The NICE decade is a manifestation of the broader phenomenon that economists have dubbed the Great Moderation.

Since the 1980s the economies of the West, led by the United States, have enjoyed fewer and less severe downturns, a period characterized above all by less volatility in the economy both in terms of growth and inflation.

There has been a lot of debate about what caused such an extended period of predictability, but what is clear is that the benefits have been huge. It has made it easier for governments, companies and individuals to plan their investment and consumption.

It has also probably contributed to a fall in savings in the English speaking economies, as rainy days have been few and far between.

All that seems to be changing.

THE HIGH VALUE OF PREDICTABILITY

If the Great Moderation is on the way out, investors will simply have to get used to more volatility.

To get a sense of how important this is, look at the premium investors paid for General Electric shares during its period of steady earnings expansion. Or conversely, look at the very low multiple of earnings shareholders are willing to pay to hold investment banking shares, which historically experience huge volatility in earnings.

And though Britain has gone longer without a recession, there is no doubt that the United States has also benefited from low and stable inflation and is now seeing rising inflationary pressure.

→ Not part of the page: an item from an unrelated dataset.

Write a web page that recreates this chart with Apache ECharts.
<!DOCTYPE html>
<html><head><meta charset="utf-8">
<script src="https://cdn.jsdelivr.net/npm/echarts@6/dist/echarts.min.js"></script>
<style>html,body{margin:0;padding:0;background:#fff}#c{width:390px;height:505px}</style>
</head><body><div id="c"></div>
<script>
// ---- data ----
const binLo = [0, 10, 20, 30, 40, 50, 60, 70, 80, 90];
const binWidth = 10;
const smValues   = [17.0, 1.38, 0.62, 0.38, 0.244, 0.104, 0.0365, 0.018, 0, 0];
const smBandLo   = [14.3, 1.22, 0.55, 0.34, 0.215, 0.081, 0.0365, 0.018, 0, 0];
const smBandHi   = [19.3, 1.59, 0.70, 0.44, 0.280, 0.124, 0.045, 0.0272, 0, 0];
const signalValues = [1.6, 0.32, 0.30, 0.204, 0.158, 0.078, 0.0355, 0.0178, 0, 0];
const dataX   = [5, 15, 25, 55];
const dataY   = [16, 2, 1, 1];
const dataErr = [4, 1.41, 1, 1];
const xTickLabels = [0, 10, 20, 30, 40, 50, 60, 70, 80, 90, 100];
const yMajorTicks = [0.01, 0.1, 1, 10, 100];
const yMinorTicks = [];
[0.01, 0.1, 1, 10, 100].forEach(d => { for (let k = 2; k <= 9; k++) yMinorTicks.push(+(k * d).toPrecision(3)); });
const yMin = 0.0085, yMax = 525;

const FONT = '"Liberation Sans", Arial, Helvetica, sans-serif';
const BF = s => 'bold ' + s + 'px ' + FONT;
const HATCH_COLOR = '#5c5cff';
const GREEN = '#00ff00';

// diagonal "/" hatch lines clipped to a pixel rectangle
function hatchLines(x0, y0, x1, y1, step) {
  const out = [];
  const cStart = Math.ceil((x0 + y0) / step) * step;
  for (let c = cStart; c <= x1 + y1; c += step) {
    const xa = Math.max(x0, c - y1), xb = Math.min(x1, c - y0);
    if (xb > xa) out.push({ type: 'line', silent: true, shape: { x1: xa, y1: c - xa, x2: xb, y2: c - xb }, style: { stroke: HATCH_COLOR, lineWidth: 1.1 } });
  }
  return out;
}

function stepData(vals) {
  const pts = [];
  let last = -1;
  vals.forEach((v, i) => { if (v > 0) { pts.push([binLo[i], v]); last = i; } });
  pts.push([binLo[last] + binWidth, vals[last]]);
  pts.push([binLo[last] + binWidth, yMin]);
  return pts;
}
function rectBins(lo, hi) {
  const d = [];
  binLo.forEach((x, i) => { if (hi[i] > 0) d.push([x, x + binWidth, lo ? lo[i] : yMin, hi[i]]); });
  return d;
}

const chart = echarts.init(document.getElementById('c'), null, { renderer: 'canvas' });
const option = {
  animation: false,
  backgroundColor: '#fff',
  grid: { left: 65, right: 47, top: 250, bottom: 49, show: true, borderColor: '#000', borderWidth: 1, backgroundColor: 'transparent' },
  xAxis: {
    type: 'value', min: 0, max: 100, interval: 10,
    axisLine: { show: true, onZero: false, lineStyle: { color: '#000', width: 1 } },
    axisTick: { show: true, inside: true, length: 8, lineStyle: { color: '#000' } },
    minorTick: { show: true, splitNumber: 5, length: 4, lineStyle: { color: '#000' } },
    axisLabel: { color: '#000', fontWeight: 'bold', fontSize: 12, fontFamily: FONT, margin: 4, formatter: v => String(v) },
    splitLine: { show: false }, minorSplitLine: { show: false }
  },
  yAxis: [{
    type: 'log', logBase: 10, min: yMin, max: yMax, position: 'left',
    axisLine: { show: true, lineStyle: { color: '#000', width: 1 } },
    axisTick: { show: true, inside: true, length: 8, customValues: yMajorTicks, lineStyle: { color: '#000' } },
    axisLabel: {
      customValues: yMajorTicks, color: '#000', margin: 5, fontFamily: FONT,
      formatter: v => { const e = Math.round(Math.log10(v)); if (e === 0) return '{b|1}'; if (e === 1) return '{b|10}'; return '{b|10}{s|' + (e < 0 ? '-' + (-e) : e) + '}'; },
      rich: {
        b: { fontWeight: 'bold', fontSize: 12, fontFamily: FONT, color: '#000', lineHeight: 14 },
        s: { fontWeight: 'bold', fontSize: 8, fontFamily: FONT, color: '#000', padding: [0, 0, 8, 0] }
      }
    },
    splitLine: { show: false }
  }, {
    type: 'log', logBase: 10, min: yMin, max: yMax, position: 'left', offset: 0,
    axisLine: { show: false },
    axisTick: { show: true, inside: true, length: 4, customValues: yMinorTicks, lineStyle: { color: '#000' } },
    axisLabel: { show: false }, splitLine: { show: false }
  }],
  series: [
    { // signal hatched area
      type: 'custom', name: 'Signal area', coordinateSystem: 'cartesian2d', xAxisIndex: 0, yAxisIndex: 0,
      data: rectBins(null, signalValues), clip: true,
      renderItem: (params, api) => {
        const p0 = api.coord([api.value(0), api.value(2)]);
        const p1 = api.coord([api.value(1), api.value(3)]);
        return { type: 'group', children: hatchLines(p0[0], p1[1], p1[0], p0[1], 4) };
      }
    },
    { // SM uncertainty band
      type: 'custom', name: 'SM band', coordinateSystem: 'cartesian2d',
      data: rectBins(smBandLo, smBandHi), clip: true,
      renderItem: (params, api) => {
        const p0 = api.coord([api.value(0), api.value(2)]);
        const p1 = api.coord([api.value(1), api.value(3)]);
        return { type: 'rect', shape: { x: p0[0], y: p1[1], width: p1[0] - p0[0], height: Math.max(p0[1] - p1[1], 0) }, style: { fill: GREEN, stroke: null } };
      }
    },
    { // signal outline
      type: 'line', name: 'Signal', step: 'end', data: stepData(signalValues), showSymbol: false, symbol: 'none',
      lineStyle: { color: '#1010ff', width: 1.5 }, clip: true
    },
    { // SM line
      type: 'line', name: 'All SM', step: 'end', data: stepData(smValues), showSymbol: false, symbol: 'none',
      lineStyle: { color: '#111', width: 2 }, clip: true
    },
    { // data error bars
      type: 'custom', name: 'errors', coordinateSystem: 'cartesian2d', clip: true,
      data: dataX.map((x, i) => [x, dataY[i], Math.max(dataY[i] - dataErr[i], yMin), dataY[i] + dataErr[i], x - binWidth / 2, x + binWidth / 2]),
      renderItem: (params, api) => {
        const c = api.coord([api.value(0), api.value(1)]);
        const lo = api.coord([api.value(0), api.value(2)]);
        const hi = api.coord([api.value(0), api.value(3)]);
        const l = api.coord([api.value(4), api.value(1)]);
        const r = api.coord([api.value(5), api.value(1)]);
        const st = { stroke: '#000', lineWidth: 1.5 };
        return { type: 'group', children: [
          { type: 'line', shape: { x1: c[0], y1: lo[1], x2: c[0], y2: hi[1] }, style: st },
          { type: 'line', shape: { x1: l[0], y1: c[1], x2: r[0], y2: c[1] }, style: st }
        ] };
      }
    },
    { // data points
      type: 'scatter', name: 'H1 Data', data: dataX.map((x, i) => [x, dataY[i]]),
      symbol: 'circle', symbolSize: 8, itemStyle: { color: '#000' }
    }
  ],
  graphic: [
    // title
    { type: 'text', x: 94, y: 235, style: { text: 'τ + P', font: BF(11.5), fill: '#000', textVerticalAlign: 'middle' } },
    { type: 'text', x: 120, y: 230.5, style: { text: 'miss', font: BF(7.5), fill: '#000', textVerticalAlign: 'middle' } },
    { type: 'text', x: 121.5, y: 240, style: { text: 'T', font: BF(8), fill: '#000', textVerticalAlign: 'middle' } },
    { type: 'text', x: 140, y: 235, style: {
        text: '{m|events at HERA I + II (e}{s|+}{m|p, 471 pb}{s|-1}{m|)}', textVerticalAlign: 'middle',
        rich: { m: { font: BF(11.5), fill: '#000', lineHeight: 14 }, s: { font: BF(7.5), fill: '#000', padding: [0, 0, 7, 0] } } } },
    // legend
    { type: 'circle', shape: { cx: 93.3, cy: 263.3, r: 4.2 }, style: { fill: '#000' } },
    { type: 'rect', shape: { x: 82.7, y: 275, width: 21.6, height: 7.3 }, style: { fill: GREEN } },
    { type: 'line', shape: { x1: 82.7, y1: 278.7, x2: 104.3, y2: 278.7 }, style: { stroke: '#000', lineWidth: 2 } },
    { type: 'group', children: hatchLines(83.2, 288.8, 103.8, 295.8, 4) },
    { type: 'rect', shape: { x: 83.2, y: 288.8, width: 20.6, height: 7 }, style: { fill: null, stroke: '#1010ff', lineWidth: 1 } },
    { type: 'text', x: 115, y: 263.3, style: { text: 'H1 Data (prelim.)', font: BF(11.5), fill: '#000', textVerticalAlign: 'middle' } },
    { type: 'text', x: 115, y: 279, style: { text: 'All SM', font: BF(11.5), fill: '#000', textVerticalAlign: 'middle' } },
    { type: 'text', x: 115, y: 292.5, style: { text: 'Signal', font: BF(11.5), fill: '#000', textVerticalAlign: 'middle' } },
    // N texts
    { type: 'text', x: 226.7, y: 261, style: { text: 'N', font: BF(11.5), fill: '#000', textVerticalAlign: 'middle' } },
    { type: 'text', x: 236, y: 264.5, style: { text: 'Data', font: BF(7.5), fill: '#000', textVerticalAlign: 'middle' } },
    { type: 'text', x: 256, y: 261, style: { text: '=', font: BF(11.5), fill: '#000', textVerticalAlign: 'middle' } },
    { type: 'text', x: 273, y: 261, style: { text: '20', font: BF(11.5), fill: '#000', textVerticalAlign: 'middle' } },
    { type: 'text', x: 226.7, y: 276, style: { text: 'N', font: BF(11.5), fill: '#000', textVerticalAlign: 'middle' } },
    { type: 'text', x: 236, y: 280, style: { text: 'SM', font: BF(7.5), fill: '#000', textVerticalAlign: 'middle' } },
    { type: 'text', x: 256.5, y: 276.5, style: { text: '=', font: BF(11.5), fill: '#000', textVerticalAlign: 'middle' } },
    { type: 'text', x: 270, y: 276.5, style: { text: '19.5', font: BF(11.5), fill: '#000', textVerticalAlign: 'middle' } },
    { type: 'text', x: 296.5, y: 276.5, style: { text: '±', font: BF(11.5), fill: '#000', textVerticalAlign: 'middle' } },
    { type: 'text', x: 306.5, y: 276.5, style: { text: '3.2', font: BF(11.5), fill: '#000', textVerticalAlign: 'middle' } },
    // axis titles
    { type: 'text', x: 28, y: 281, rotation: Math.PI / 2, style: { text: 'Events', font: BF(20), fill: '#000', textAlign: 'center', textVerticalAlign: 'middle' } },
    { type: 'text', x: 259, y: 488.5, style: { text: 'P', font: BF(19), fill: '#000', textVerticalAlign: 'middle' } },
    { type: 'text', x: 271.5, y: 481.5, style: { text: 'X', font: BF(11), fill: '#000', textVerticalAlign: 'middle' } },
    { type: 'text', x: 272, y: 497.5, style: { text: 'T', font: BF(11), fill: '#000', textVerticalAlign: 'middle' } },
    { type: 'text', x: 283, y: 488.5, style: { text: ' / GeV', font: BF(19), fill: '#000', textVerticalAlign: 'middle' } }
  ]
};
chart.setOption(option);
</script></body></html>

More than 20 percent of Britons polled in a survey by the Bank of England and GFK expect inflation to rise by five percent or more in the next year.

In the United States, the Reuters/University of Michigan survey of consumer sentiment, released on Friday, showed that median year-ahead inflation expectations jumped to 5.2 percent in May from 4.8 percent in April, the highest since the dark days of February 1982, when inflation was raging and the Great Moderation just a gleam in Paul Volcker's eye.

The latest bout of inflation is being caused by skyrocketing prices for agricultural commodities and energy. And whereas emerging markets like China were only one or two years ago supplying disinflation to the west through competition and cheap manufactured goods, these countries are now themselves in the grip of rising wages as well as commodity prices, making them a source of inflation.

Russell Jones, a fixed income strategist at Royal Bank of Canada in London, thinks that rising volatility won't just hit asset prices across the board.

"Volatility also heightens risk aversion as well," he said. "People are frightened off by volatility and they will keep their money in less risky asset."

Jones thinks Britain faces a period he characterizes as "evil," for Exacting period of Volatile Inflation and Low growth.

Quite possibly it won't be that bad, but two things are reasonably sure: central banks will not have the same freedom to lower rates they have used in the past to dampen economic volatility, and investors will have to grapple with the costs.

At the time of publication James Saft did not own any direct investments in securities mentioned in this article. He may be an owner indirectly as an investor in a fund.